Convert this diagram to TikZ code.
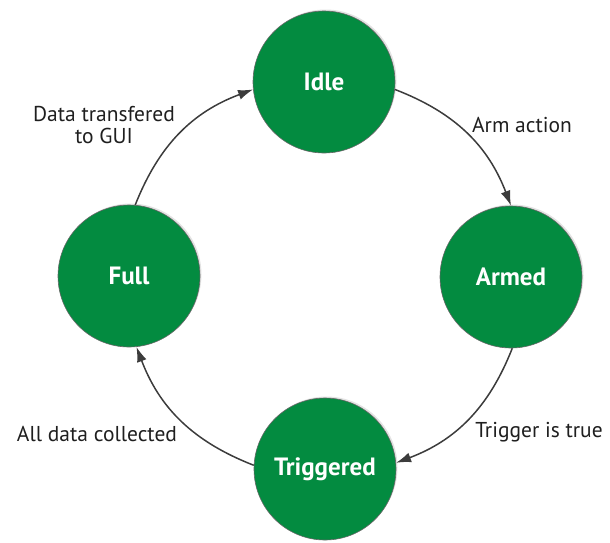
\documentclass[tikz,border=0pt]{standalone}
\usepackage{fontspec}
\setmainfont{PT Sans}
\usetikzlibrary{arrows.meta,shadows}
\definecolor{stategreen}{HTML}{038B40}
\definecolor{rimgray}{HTML}{666666}
\definecolor{linkgray}{HTML}{3C3C3C}
\tikzset{
  state/.style={circle, minimum size=142pt, inner sep=0pt, fill=stategreen,
    draw=rimgray, line width=0.6pt, text=white, font=\bfseries\fontsize{25}{27}\selectfont,
    drop shadow={opacity=0.22, shadow xshift=1.5pt, shadow yshift=1.5pt}},
  link/.style={draw=linkgray, line width=1.5pt,
    -{Latex[length=15pt,width=10pt]}, bend left=24},
  tag/.style={text=black!88, font=\fontsize{21.5}{22}\selectfont, align=center, inner sep=0pt}
}
\begin{document}
\begin{tikzpicture}[x=1pt,y=-1pt]
  \useasboundingbox (0,0) rectangle (610,542);
  \node[state] (idle)      at (324,82)  {Idle};
  \node[state] (armed)     at (511,277) {Armed};
  \node[state] (triggered) at (325,469) {Triggered};
  \node[state] (full)      at (129,276) {Full};

  % transitions run clockwise along one large circle
  \draw[link] (idle.-6) to (armed.90);
  \draw[link] (armed.-89) to (triggered.5);
  \draw[link] (triggered.177) to (full.-84);
  \draw[link] (full.85) to (idle.186);

  \node[tag] (lblarm)  at (522,125) {Arm action};
  \node[tag] (lbltrig) at (539,432) {Trigger is true};
  \node[tag] (lblall)  at (97,434)  {All data collected};
  \node[tag] (lblgui)  at (104,125) {Data transfered\\to GUI};
\end{tikzpicture}
\end{document}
※
#### Aim of the exercise
Copy all the lines of data exactly as they appear, dropping any images.

#### Completed task
Convert this diagram to TikZ code.
\documentclass[tikz,border=0pt]{standalone}
\usepackage{fontspec}
\setmainfont{PT Sans}
\usetikzlibrary{arrows.meta,shadows}
\definecolor{stategreen}{HTML}{038B40}
\definecolor{rimgray}{HTML}{666666}
\definecolor{linkgray}{HTML}{3C3C3C}
\tikzset{
  state/.style={circle, minimum size=142pt, inner sep=0pt, fill=stategreen,
    draw=rimgray, line width=0.6pt, text=white, font=\bfseries\fontsize{25}{27}\selectfont,
    drop shadow={opacity=0.22, shadow xshift=1.5pt, shadow yshift=1.5pt}},
  link/.style={draw=linkgray, line width=1.5pt,
    -{Latex[length=15pt,width=10pt]}, bend left=24},
  tag/.style={text=black!88, font=\fontsize{21.5}{22}\selectfont, align=center, inner sep=0pt}
}
\begin{document}
\begin{tikzpicture}[x=1pt,y=-1pt]
  \useasboundingbox (0,0) rectangle (610,542);
  \node[state] (idle)      at (324,82)  {Idle};
  \node[state] (armed)     at (511,277) {Armed};
  \node[state] (triggered) at (325,469) {Triggered};
  \node[state] (full)      at (129,276) {Full};

  % transitions run clockwise along one large circle
  \draw[link] (idle.-6) to (armed.90);
  \draw[link] (armed.-89) to (triggered.5);
  \draw[link] (triggered.177) to (full.-84);
  \draw[link] (full.85) to (idle.186);

  \node[tag] (lblarm)  at (522,125) {Arm action};
  \node[tag] (lbltrig) at (539,432) {Trigger is true};
  \node[tag] (lblall)  at (97,434)  {All data collected};
  \node[tag] (lblgui)  at (104,125) {Data transfered\\to GUI};
\end{tikzpicture}
\end{document}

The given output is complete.